··· Provided data

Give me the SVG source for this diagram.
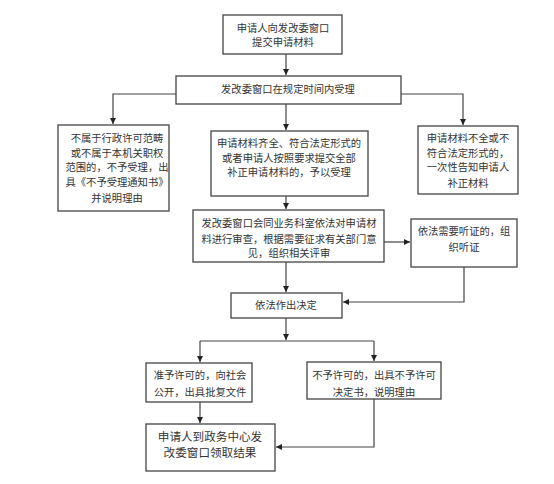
<svg xmlns="http://www.w3.org/2000/svg" width="554" height="484" viewBox="0 0 554 484">
<style>
.box{fill:#fff;stroke:#444;stroke-width:1.3}
.t{font-family:"Liberation Serif","Noto Sans CJK SC",serif;font-size:10.3px;fill:#333;text-anchor:middle;dominant-baseline:central}
.big{font-size:11.6px}
.c{fill:none;stroke:#444;stroke-width:1.2}
</style>
<defs>
<marker id="ah" markerUnits="userSpaceOnUse" markerWidth="8" markerHeight="8" refX="6" refY="3" orient="auto">
<path d="M0,0 L6,3 L0,6 Z" fill="#222"/>
</marker>
</defs>
<rect width="554" height="484" fill="#fff"/>
<g id="connectors">
<path class="c" d="M286,54 V75" marker-end="url(#ah)"/>
<path class="c" d="M176,94 H113 V124" marker-end="url(#ah)"/>
<path class="c" d="M401,94 H463 V125" marker-end="url(#ah)"/>
<path class="c" d="M286,104 V130" marker-end="url(#ah)"/>
<path class="c" d="M286,196 V209" marker-end="url(#ah)"/>
<path class="c" d="M384,242 H410" marker-end="url(#ah)"/>
<path class="c" d="M286,262 V292" marker-end="url(#ah)"/>
<path class="c" d="M464,267 V302 H343" marker-end="url(#ah)"/>
<path class="c" d="M286,318 V340" marker-end="url(#ah)"/>
<path class="c" d="M200,341 H374"/>
<path class="c" d="M200,341 V362" marker-end="url(#ah)"/>
<path class="c" d="M374,341 V361" marker-end="url(#ah)"/>
<path class="c" d="M200,402 V423" marker-end="url(#ah)"/>
<path class="c" d="M374,399 V447 H276" marker-end="url(#ah)"/>
</g>
<g id="n1">
<rect class="box" x="223" y="15" width="119" height="39"/>
<text class="t" x="283" y="28">申请人向发改委窗口</text>
<text class="t" x="283" y="42">提交申请材料</text>
</g>
<g id="n2">
<rect class="box" x="176" y="76" width="225" height="28"/>
<text class="t" x="288" y="89">发改委窗口在规定时间内受理</text>
</g>
<g id="n3">
<rect class="box" x="58" y="125" width="111" height="86"/>
<text class="t" x="117" y="138">不属于行政许可范畴</text>
<text class="t" x="117" y="153">或不属于本机关职权</text>
<text class="t" x="117" y="167">范围的，不予受理，出</text>
<text class="t" x="117" y="182">具《不予受理通知书》</text>
<text class="t" x="117" y="198">并说明理由</text>
</g>
<g id="n4">
<rect class="box" x="211" y="131" width="157" height="65"/>
<text class="t" x="289" y="143">申请材料齐全、符合法定形式的</text>
<text class="t" x="289" y="158">或者申请人按照要求提交全部</text>
<text class="t" x="289" y="172">补正申请材料的，予以受理</text>
</g>
<g id="n5">
<rect class="box" x="418" y="126" width="100" height="68"/>
<text class="t" x="468" y="138">申请材料不全或不</text>
<text class="t" x="468" y="153">符合法定形式的，</text>
<text class="t" x="468" y="167">一次性告知申请人</text>
<text class="t" x="468" y="183">补正材料</text>
</g>
<g id="n6">
<rect class="box" x="193" y="210" width="191" height="52"/>
<text class="t" x="289" y="223">发改委窗口会同业务科室依法对申请材</text>
<text class="t" x="289" y="239">料进行审查，根据需要征求有关部门意</text>
<text class="t" x="289" y="253">见，组织相关评审</text>
</g>
<g id="n7">
<rect class="box" x="411" y="219" width="106" height="48"/>
<text class="t" x="464" y="231">依法需要听证的，组</text>
<text class="t" x="464" y="247">织听证</text>
</g>
<g id="n8">
<rect class="box" x="231" y="293" width="111" height="25"/>
<text class="t" x="286" y="305">依法作出决定</text>
</g>
<g id="n9">
<rect class="box" x="146" y="363" width="106" height="39"/>
<text class="t" x="200" y="375">准予许可的，向社会</text>
<text class="t" x="200" y="392">公开，出具批复文件</text>
</g>
<g id="n10">
<rect class="box" x="307" y="362" width="134" height="37"/>
<text class="t" x="374" y="375">不予许可的，出具不予许可</text>
<text class="t" x="374" y="392">决定书，说明理由</text>
</g>
<g id="n11">
<rect class="box" x="146" y="424" width="129" height="47"/>
<text class="t big" x="210" y="437">申请人到政务中心发</text>
<text class="t big" x="210" y="453">改委窗口领取结果</text>
</g>
</svg>
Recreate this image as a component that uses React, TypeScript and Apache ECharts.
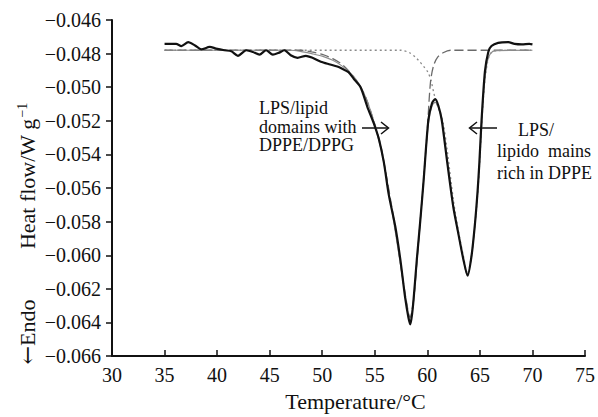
import React, { useEffect, useRef } from "react";
import * as echarts from "echarts";

// Temperature (°C), heat flow (W/g) pairs
const measured: number[][] = [
  [35.0, -0.04742], [36.1, -0.04742], [36.6, -0.04755], [37.25, -0.04732], [37.9, -0.04752],
  [38.5, -0.04775], [39.3, -0.0476], [39.9, -0.0477], [40.7, -0.0478], [41.35, -0.04786],
  [41.98, -0.04813], [42.77, -0.0478], [43.4, -0.0479], [44.03, -0.04806], [44.66, -0.0478],
  [45.3, -0.04806], [45.9, -0.04794], [46.4, -0.0478], [47.0, -0.0481], [47.65, -0.04825],
  [48.45, -0.04813], [49.07, -0.04825], [49.87, -0.04848], [50.65, -0.04863], [51.44, -0.04877],
  [51.9, -0.0489], [52.5, -0.0491], [53.0, -0.0495], [53.65, -0.05], [54.3, -0.05118],
  [54.9, -0.05214], [55.4, -0.05311], [55.86, -0.05446], [56.33, -0.05639], [56.96, -0.05832],
  [57.43, -0.06025], [57.9, -0.06257], [58.2, -0.0637], [58.38, -0.06411], [58.55, -0.0635],
  [58.7, -0.06257], [59.0, -0.06025], [59.33, -0.05794], [59.64, -0.0556], [60.1, -0.05195],
  [60.45, -0.05095], [60.75, -0.0507], [61.05, -0.0511], [61.37, -0.05195], [61.9, -0.0545],
  [62.48, -0.05716], [62.95, -0.05871], [63.43, -0.06025], [63.83, -0.06122], [64.2, -0.06006],
  [64.53, -0.05813], [64.78, -0.0562], [64.95, -0.0545], [65.16, -0.05195], [65.48, -0.04906],
  [65.8, -0.0479], [66.1, -0.04755], [66.74, -0.04736], [67.7, -0.04732], [68.3, -0.04742],
  [69.0, -0.04745], [69.7, -0.04742], [70.0, -0.04745],
];

const fitSum: number[][] = [
  [35, -0.0478], [47, -0.0478], [48, -0.04788], [49, -0.048], [50, -0.04815], [51, -0.0484],
  [51.8, -0.0487], [52.6, -0.0491], [53.3, -0.0496], [54, -0.0504], [54.6, -0.0514],
  [55.2, -0.0527], [55.8, -0.0543], [56.4, -0.0565], [57, -0.0588], [57.5, -0.0608],
  [58.0, -0.0628], [58.35, -0.0639], [58.7, -0.0627], [59.0, -0.0605], [59.3, -0.0581],
  [59.64, -0.0556], [60.1, -0.0522], [60.45, -0.0511], [60.75, -0.0509], [61.05, -0.0512],
  [61.4, -0.052], [61.9, -0.0543], [62.5, -0.0572], [63.0, -0.0589], [63.45, -0.0603],
  [63.8, -0.0612], [64.2, -0.0601], [64.55, -0.0581], [64.8, -0.0562], [65.15, -0.0525],
  [65.4, -0.05], [65.7, -0.0485], [66.0, -0.048], [66.5, -0.04782], [70, -0.0478],
];

const peak1: number[][] = [
  [35, -0.0478], [48, -0.0478], [49, -0.0479], [50, -0.04805], [51, -0.0483], [52, -0.0487],
  [53, -0.0494], [54, -0.0504], [54.8, -0.0518], [55.5, -0.0533], [56.2, -0.0556],
  [56.9, -0.0582], [57.5, -0.0607], [58.0, -0.0627], [58.35, -0.0637], [58.7, -0.0626],
  [59.0, -0.0604], [59.35, -0.0578], [59.7, -0.055], [60.0, -0.0525], [60.3, -0.0497],
  [60.6, -0.0487], [61.0, -0.0482], [61.5, -0.04795], [62.2, -0.0478], [70, -0.0478],
];

const peak2: number[][] = [
  [35, -0.0478], [57.5, -0.0478], [58.3, -0.04795], [58.85, -0.0482], [59.3, -0.0485],
  [59.7, -0.0488], [60.05, -0.0491], [60.35, -0.0496], [60.6, -0.0503], [60.9, -0.051],
  [61.2, -0.0515], [61.5, -0.0521], [61.9, -0.0538], [62.5, -0.0568], [63.0, -0.0587],
  [63.45, -0.0601], [63.8, -0.0611], [64.2, -0.06], [64.55, -0.058], [64.85, -0.0558],
  [65.15, -0.0525], [65.4, -0.0501], [65.7, -0.0486], [66.0, -0.048], [66.6, -0.04782],
  [70, -0.0478],
];

const xRange = [30, 75, 5];
const yRange = [-0.066, -0.046, 0.002];

const leftNote = ["LPS/lipid", "domains with", "DPPE/DPPG"];
const rightNote = ["LPS/", "lipido  mains", "rich in DPPE"];
const xName = "Temperature/°C";

const FONT = "'Liberation Serif', 'Times New Roman', serif";

export default function App() {
  const ref = useRef<HTMLDivElement>(null);
  useEffect(() => {
    if (!ref.current) return;
    const chart = echarts.init(ref.current, undefined, { renderer: "svg" });
    const textStyle = (extra: any) => ({
      fill: "#111",
      fontFamily: FONT,
      ...extra,
    });
    chart.setOption({
      animation: false,
      backgroundColor: "#fff",
      grid: { left: 112, right: 11, top: 20, bottom: 51 },
      xAxis: {
        type: "value",
        min: xRange[0],
        max: xRange[1],
        interval: xRange[2],
        name: xName,
        nameLocation: "middle",
        nameGap: 22,
        nameTextStyle: { fontFamily: FONT, fontSize: 22, color: "#111", padding: [0, 0, 0, 14] },
        axisLine: { lineStyle: { color: "#111", width: 2 } },
        axisTick: { inside: true, length: 6, lineStyle: { color: "#111", width: 1.5 } },
        axisLabel: { fontFamily: FONT, fontSize: 20, color: "#111", margin: 9 },
        splitLine: { show: false },
      },
      yAxis: {
        type: "value",
        min: yRange[0],
        max: yRange[1],
        interval: yRange[2],
        axisLine: { show: true, lineStyle: { color: "#111", width: 2 } },
        axisTick: { show: true, inside: false, length: 6, lineStyle: { color: "#111", width: 1.5 } },
        axisLabel: {
          fontFamily: FONT,
          fontSize: 20,
          color: "#111",
          margin: 11,
          formatter: (v: number) => "\u2212" + Math.abs(v).toFixed(3),
        },
        splitLine: { show: false },
      },
      series: [
        {
          type: "line",
          data: peak2,
          showSymbol: false,
          smooth: 0.3,
          lineStyle: { color: "#8a8a8a", width: 1.3, type: [2, 3] },
          z: 2,
        },
        {
          type: "line",
          data: peak1,
          showSymbol: false,
          smooth: 0.3,
          lineStyle: { color: "#6a6a6a", width: 1.3, type: [9, 4] },
          z: 2,
        },
        {
          type: "line",
          data: fitSum,
          showSymbol: false,
          smooth: 0.3,
          lineStyle: { color: "#8c8c8c", width: 1.1 },
          z: 3,
        },
        {
          type: "line",
          data: measured,
          showSymbol: false,
          smooth: 0.25,
          lineStyle: { color: "#111", width: 2.2 },
          z: 4,
        },
      ],
      graphic: [
        {
          type: "text",
          x: 27,
          y: 176,
          rotation: Math.PI / 2,
          style: textStyle({
            text: "Heat flow/W g{sup|\u22121}",
            fontSize: 22,
            align: "center",
            verticalAlign: "middle",
            rich: {
              sup: { fontSize: 14, fontFamily: FONT, fill: "#111", verticalAlign: "top", padding: [0, 0, 10, 1] },
            },
          }),
        },
        {
          type: "text",
          x: 27,
          y: 332,
          rotation: Math.PI / 2,
          style: textStyle({
            text: "{arr|\u2190}Endo",
            fontSize: 22,
            align: "center",
            verticalAlign: "middle",
            rich: {
              arr: { fontSize: 22, fontFamily: "'DejaVu Serif', serif", fill: "#111" },
            },
          }),
        },
        ...leftNote.map((t, i) => ({
          type: "text",
          x: 259,
          y: 108 + i * 18.5,
          style: textStyle({ text: t, fontSize: 18, align: "left", verticalAlign: "middle" }),
        })),
        {
          type: "text",
          x: 518,
          y: 130,
          style: textStyle({ text: rightNote[0], fontSize: 18, align: "left", verticalAlign: "middle" }),
        },
        ...rightNote.slice(1).map((t, i) => ({
          type: "text",
          x: 497,
          y: 151 + i * 22,
          style: textStyle({ text: t, fontSize: 18, align: "left", verticalAlign: "middle" }),
        })),
        { type: "line", shape: { x1: 362, y1: 128, x2: 388, y2: 128 }, style: { stroke: "#111", lineWidth: 1.5 } },
        {
          type: "polyline",
          shape: { points: [[381, 122], [388.5, 128], [381, 134]] },
          style: { stroke: "#111", lineWidth: 1.5, fill: null },
        },
        { type: "line", shape: { x1: 470, y1: 128, x2: 497, y2: 128 }, style: { stroke: "#111", lineWidth: 1.5 } },
        {
          type: "polyline",
          shape: { points: [[477, 122], [469.5, 128], [477, 134]] },
          style: { stroke: "#111", lineWidth: 1.5, fill: null },
        },
      ],
    });
    return () => chart.dispose();
  }, []);
  return (
    <div
      ref={ref}
      style={{ position: "fixed", left: 0, top: 0, width: 598, height: 417, background: "#fff" }}
    />
  );
}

······

Task to carry out:
Calculate how many lines of the material include the string "this", and state that number by itself.

Exercise result:
2